**Written exercise:** Find each line with the string "that" and report it.

[Items from a dataset]
* * * * *

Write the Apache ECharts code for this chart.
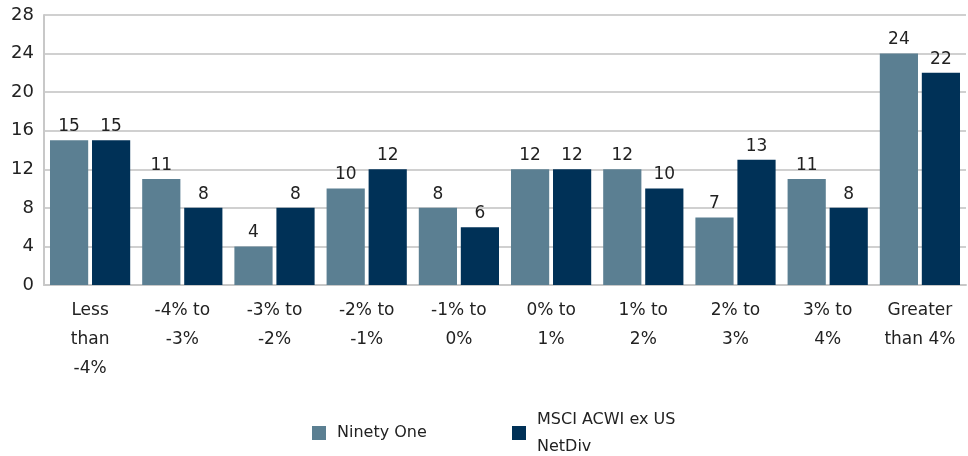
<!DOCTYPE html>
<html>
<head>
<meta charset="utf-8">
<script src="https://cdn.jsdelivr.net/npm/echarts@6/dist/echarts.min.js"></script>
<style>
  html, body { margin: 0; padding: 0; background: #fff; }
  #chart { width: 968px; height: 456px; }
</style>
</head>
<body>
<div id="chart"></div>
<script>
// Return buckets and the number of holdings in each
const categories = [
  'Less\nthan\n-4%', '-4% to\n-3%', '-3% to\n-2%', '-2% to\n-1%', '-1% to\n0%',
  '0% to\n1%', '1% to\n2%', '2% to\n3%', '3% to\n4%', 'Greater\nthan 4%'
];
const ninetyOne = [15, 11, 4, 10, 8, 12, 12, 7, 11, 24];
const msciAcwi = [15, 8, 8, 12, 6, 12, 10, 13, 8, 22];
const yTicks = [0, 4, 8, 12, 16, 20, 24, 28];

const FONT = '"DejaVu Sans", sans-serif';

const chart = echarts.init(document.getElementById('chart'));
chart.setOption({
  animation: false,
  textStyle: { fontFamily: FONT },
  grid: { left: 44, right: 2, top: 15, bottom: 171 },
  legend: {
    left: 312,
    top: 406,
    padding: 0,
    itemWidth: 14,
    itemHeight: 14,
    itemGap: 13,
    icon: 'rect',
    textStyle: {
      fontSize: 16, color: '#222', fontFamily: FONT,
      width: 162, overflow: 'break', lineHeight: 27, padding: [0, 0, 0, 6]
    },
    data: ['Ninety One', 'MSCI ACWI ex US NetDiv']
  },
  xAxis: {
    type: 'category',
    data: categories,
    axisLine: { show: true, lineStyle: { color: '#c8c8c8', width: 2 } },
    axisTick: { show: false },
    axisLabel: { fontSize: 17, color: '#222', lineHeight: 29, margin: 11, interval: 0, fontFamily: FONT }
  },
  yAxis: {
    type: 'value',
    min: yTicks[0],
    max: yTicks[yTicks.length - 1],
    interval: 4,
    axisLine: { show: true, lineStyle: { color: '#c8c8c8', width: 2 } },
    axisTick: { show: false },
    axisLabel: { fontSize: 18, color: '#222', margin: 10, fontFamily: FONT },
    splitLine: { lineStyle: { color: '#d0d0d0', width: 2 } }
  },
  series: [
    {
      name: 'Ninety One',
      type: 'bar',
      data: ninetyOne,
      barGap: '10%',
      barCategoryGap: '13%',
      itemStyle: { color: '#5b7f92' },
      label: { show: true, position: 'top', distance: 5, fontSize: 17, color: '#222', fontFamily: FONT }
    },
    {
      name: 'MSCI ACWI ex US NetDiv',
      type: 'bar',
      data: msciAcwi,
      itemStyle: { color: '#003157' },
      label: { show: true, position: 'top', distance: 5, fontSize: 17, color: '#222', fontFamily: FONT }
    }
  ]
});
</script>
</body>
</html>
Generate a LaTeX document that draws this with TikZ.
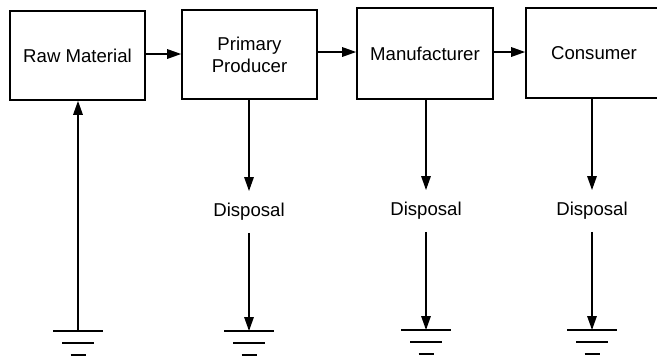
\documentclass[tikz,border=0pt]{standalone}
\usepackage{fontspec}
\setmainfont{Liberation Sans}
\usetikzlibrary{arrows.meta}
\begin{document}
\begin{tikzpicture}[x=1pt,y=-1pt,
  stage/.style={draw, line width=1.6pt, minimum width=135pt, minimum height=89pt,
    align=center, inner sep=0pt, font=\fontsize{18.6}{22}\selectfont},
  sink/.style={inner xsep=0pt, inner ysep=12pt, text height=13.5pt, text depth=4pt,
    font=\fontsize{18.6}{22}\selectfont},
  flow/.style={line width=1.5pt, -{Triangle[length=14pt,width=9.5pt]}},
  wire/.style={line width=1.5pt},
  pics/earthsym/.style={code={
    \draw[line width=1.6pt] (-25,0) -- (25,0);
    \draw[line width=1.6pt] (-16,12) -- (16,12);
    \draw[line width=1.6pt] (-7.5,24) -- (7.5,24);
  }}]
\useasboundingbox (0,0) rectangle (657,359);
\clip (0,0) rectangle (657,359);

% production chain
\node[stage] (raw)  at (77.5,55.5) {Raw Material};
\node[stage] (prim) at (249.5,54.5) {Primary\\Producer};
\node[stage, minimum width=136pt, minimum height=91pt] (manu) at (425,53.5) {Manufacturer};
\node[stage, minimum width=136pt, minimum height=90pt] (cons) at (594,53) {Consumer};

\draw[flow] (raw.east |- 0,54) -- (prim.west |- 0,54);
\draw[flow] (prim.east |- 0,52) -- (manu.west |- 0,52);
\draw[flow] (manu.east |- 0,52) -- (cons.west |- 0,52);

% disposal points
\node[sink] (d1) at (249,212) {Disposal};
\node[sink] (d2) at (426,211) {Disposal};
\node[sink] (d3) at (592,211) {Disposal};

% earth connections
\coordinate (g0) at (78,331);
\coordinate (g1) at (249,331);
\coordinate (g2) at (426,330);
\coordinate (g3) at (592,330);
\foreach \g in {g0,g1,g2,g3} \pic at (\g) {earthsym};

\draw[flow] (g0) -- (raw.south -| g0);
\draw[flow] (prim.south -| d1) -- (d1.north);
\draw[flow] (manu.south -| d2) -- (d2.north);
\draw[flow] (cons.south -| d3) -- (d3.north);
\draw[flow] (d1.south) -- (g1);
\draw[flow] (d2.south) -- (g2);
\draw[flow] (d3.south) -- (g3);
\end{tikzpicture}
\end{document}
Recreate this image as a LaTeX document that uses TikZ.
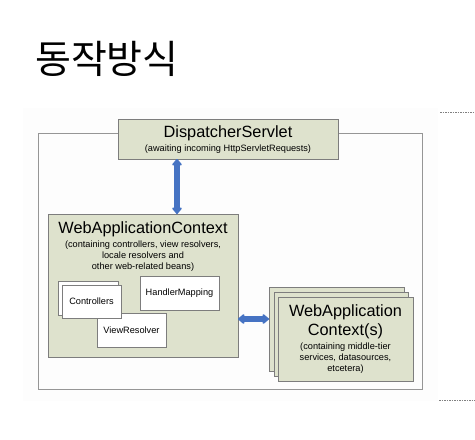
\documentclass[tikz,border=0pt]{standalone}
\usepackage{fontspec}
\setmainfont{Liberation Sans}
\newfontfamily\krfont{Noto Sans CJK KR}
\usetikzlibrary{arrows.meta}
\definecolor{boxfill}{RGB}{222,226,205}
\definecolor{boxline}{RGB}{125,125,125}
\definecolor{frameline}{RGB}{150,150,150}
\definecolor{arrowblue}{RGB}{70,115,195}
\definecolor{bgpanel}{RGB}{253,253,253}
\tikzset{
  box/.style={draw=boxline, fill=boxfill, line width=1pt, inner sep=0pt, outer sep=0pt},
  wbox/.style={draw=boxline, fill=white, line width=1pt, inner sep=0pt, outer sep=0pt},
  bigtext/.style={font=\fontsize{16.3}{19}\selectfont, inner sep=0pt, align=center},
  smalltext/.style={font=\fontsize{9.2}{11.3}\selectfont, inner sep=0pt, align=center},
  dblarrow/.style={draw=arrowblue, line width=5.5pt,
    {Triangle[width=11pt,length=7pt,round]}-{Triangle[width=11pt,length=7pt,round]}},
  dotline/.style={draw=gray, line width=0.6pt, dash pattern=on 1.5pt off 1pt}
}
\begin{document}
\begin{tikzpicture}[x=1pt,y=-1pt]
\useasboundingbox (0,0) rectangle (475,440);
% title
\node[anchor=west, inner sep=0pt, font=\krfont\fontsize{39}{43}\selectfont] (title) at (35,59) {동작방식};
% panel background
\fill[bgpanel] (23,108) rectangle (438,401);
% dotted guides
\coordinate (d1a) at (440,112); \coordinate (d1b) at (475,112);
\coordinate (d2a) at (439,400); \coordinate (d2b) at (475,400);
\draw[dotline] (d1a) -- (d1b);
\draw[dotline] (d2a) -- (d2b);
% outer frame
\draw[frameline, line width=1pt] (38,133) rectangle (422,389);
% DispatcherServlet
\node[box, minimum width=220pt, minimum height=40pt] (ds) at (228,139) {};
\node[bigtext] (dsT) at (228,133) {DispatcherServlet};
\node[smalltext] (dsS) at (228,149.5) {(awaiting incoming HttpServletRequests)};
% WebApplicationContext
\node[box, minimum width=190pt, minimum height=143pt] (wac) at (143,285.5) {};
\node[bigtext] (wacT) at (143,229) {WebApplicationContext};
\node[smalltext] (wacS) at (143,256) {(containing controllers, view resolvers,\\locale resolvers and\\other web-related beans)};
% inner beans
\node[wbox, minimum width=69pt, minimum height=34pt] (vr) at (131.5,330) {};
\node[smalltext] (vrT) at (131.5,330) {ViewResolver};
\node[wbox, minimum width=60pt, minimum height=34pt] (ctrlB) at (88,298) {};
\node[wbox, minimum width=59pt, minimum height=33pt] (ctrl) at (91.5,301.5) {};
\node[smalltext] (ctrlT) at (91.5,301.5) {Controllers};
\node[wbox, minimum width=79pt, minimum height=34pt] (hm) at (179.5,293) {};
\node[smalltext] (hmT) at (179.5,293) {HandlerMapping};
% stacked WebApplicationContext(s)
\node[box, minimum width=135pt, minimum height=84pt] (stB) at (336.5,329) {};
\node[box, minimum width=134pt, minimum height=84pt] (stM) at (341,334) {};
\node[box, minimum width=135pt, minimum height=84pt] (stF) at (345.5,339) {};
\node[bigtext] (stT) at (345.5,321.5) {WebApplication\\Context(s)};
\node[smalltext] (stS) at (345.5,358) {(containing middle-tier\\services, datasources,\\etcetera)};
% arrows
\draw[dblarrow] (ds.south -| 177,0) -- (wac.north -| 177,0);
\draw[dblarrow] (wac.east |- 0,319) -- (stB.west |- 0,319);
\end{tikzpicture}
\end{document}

* * * * *

**Written response:**
Generate a LaTeX document that draws this with TikZ.
Recreate this image as a LaTeX document that uses TikZ.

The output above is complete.